Links müssen demnach entfernt werden, wenn seit der Veröffentlichung Jahre verstrichen sind oder die Informationen nicht mehr ihrem ursprünglichen Zweck entsprechen, entschied der EuGH. Im Einzelfall müssten Gerichte klären, wann ein Verweis entfernt werden muss. Dabei müsse ein angemessener Ausgleich zwischen den Interesse der Internet-Nutzer an Informationen und den Grundrechten der betroffenen Person gefunden werden. Dieser Ausgleich könne auch angesichts der Rolle einer Person im öffentlichen Leben unterschiedlich ausfallen, schränkten die Richter ein.

Experten rechnen mit Flut an Löschanfragen

Das Urteil könnte eine Flut an Löschanfragen lostreten, meint Michaela Zinke. Die Suchmaschinen-Anbieter “müssen jetzt irgendwie überlegen, wie sie das technisch umsetzen”.

“Das Urteil hat das Potenzial, die Funktionsfähigkeit von Suchwerkzeugen erheblich einzuschränken und damit auch die Auffindbarkeit von Inhalten im Netz zu beeinträchtigen”, meinte in einer Reaktion Rechtsanwalt Thomas Stadler, ein Experte für Internetrecht.

Rollt eine Klagewelle auf Google zu?

Stellt sich die Frage, welche Erfolgsaussichten der einzelne Bürger wirklich hat. Rechtsexperten und Datenschützer erwarten wegen des Löschanspruchs eine Klagewelle. Ob dies durchzusetzen ist, beantwortet der Grünen-Europaabgeordnete Jan Philipp Albrecht so: “Ich hoffe, dass dieses Urteil von allen so respektiert wird, auch vom betroffenen Unternehmen.” Experten sind skeptisch. John Phelan vom Europäischen Verbraucherschutzverband BEUC warnt: “So wie die Dinge stehen, wird es schwer umzusetzen sein, weil es wenig Vorkehrungen gibt, die Nutzern in Europa erlauben, solche Daten von Suchmaschinen entfernen zu lassen.”

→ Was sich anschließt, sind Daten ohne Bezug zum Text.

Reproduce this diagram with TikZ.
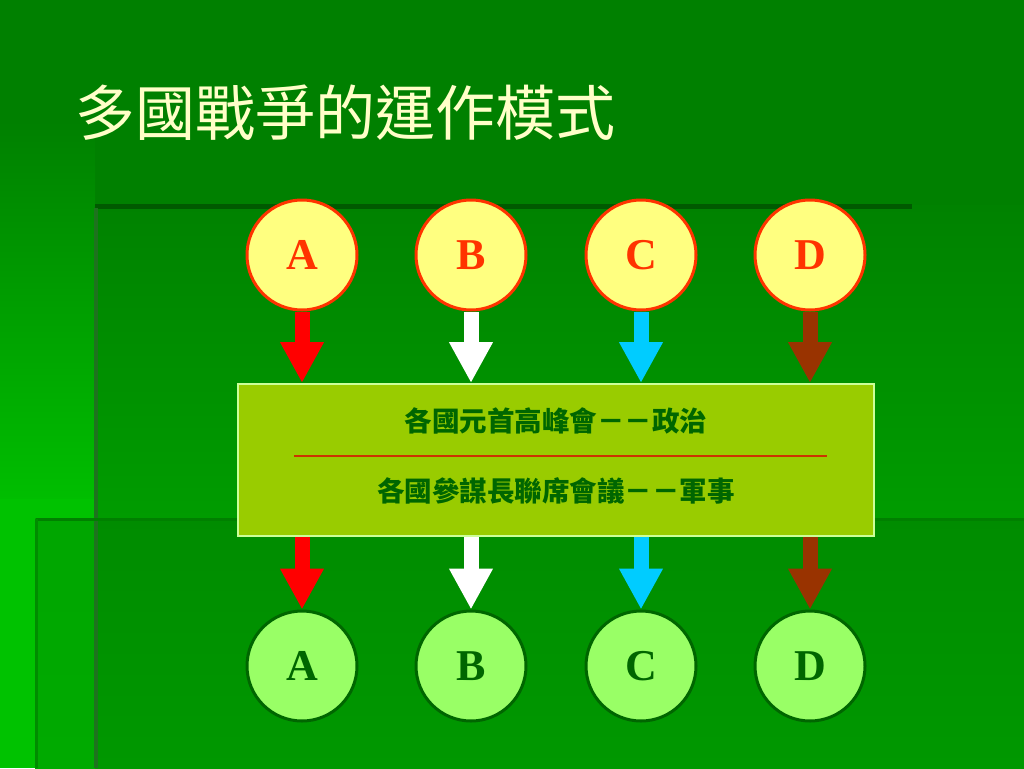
\documentclass[tikz,border=0pt]{standalone}
\usepackage{fontspec}
\setmainfont{Liberation Serif}
\newfontfamily\cjk{Noto Sans CJK TC}
\usetikzlibrary{arrows.meta}
\definecolor{bgA}{HTML}{008000}
\definecolor{bgB}{HTML}{008A00}
\definecolor{bgC}{HTML}{00BE00}
\definecolor{bgD}{HTML}{00C200}
\definecolor{bgE}{HTML}{008200}
\definecolor{bgF}{HTML}{009C00}
\definecolor{bgG}{HTML}{008C00}
\definecolor{bgH}{HTML}{009800}
\definecolor{bgI}{HTML}{00A600}
\definecolor{bgJ}{HTML}{00AA00}
\definecolor{edgeA}{HTML}{005A00}
\definecolor{edgeB}{HTML}{1E731E}
\definecolor{edgeC}{HTML}{008000}
\definecolor{edgeD}{HTML}{008C00}
\definecolor{sepc}{HTML}{CC3300}
\definecolor{topfill}{HTML}{FFFF80}
\definecolor{topline}{HTML}{FF3300}
\definecolor{botfill}{HTML}{99FF66}
\definecolor{botline}{HTML}{006600}
\definecolor{boxfill}{HTML}{99CC00}
\definecolor{boxline}{HTML}{CCFF99}
\definecolor{titlecol}{HTML}{FFFFC8}
\definecolor{cyanA}{HTML}{00CCFF}
\definecolor{brownA}{HTML}{993300}
\definecolor{redA}{HTML}{FF0000}
\tikzset{
  topcirc/.style={circle, minimum size=110pt, inner sep=0pt, line width=3pt, draw=topline, fill=topfill,
     text=topline, font=\fontsize{44}{44}\selectfont\bfseries},
  botcirc/.style={circle, minimum size=110pt, inner sep=0pt, line width=3pt, draw=botline, fill=botfill,
     text=botline, font=\fontsize{44}{44}\selectfont\bfseries},
  arr/.style={line width=15pt, -{Triangle[width=41pt,length=41pt]}},
  boxtext/.style={text=botline, font=\cjk\bfseries\fontsize{27.5}{30}\selectfont, inner sep=0pt},
}
\begin{document}
\begin{tikzpicture}[x=1pt,y=-1pt]
\useasboundingbox (0,0) rectangle (1024,768);
% background
\fill[bgA] (0,0) rectangle (1024,768);
\shade[top color=bgA, bottom color=bgC] (0,120) rectangle (95,500);
\fill[bgD] (0,499) rectangle (95,768);
\shade[top color=bgE, bottom color=bgF] (95,205) rectangle (1024,518);
\shade[top color=bgG, bottom color=bgH] (95,518) rectangle (1024,768);
\shade[top color=bgI, bottom color=bgJ] (35,518) rectangle (95,768);
\draw[line width=5pt, edgeA] (95,206) -- (912,206);
\draw[line width=4pt, edgeB] (96,208) -- (96,768);
\draw[line width=3pt, edgeC] (36,519) -- (1024,519);
\draw[line width=3pt, edgeD] (36,519) -- (36,768);
% title
\node[text=titlecol, font=\cjk\fontsize{60}{60}\selectfont, inner sep=0pt] (title) at (345,113) {多國戰爭的運作模式};
% box
\node[rectangle, minimum width=636pt, minimum height=152pt, fill=boxfill, draw=boxline, line width=2pt, inner sep=0pt] (box) at (556,460) {};
\node[boxtext] (l1) at (556,421) {各國元首高峰會－－政治};
\node[boxtext] (l2) at (556,491) {各國參謀長聯席會議－－軍事};
\coordinate (sepL) at (294,456);
\coordinate (sepR) at (827,456);
\draw[line width=1.5pt, sepc] (sepL) -- (sepR);
% circles
\node[topcirc] (tA) at (302,255) {A};
\node[topcirc] (tB) at (471,255) {B};
\node[topcirc] (tC) at (641,255) {C};
\node[topcirc] (tD) at (810,255) {D};
\node[botcirc] (bA) at (302,666) {A};
\node[botcirc] (bB) at (471,666) {B};
\node[botcirc] (bC) at (641,666) {C};
\node[botcirc] (bD) at (810,666) {D};
% arrows
\draw[arr, redA] (tA.south) -- (tA.south |- box.north);
\draw[arr, white] (tB.south) -- (tB.south |- box.north);
\draw[arr, cyanA] (tC.south) -- (tC.south |- box.north);
\draw[arr, brownA] (tD.south) -- (tD.south |- box.north);
\draw[arr, redA] (bA.north |- box.south) -- (bA.north);
\draw[arr, white] (bB.north |- box.south) -- (bB.north);
\draw[arr, cyanA] (bC.north |- box.south) -- (bC.north);
\draw[arr, brownA] (bD.north |- box.south) -- (bD.north);
\end{tikzpicture}
\end{document}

Klage ging EuGH-Urteil voraus

Der EuGH-Entscheid resultiert aus eine Klage des Spaniers Mario Costeja. Dieser war bei der Google-Suche nach seinem Namen auf einen Link mit einer Zwangsversteigerung gestoßen, die durchgeführt wurde, weil er Schulden bei der Sozialhilfe nicht zurückgezahlt hatte. Sowohl er als auch die spanische Behörde hatten argumentiert, dass der Link entfernt werden solle, weil die Schuld längst getilgt worden sei. Die Ankündigung der Zwangsversteigerung war ursprünglich in einer spanischen Zeitung erschienen und durch die Digitalisierung von deren Archiv auch ins Internet gelangt.

Google: “Enttäuschendes Urteil”

Und Google? Der Webriese teilte zu dem Urteil mit: “Dies ist ein sehr enttäuschendes Urteil für Suchmaschinenbetreiber und Online-Verleger.” Das Unternehmen hatte in dem Verfahren argumentiert, es sei laut EU-Datenschutzrichtlinie nicht verantwortlich dafür, dass personenbezogene Daten auf den jeweiligen Webseiten gemäß der Richtlinie verarbeitet werden. Google könne nicht einmal zwischen personenbezogenen und anderen Daten unterscheiden. Deshalb könne auch eine nationale Datenschutzbehörde die Suchmaschine nicht verpflichten, bestimmte Informationen aus ihrem Index zu entfernen.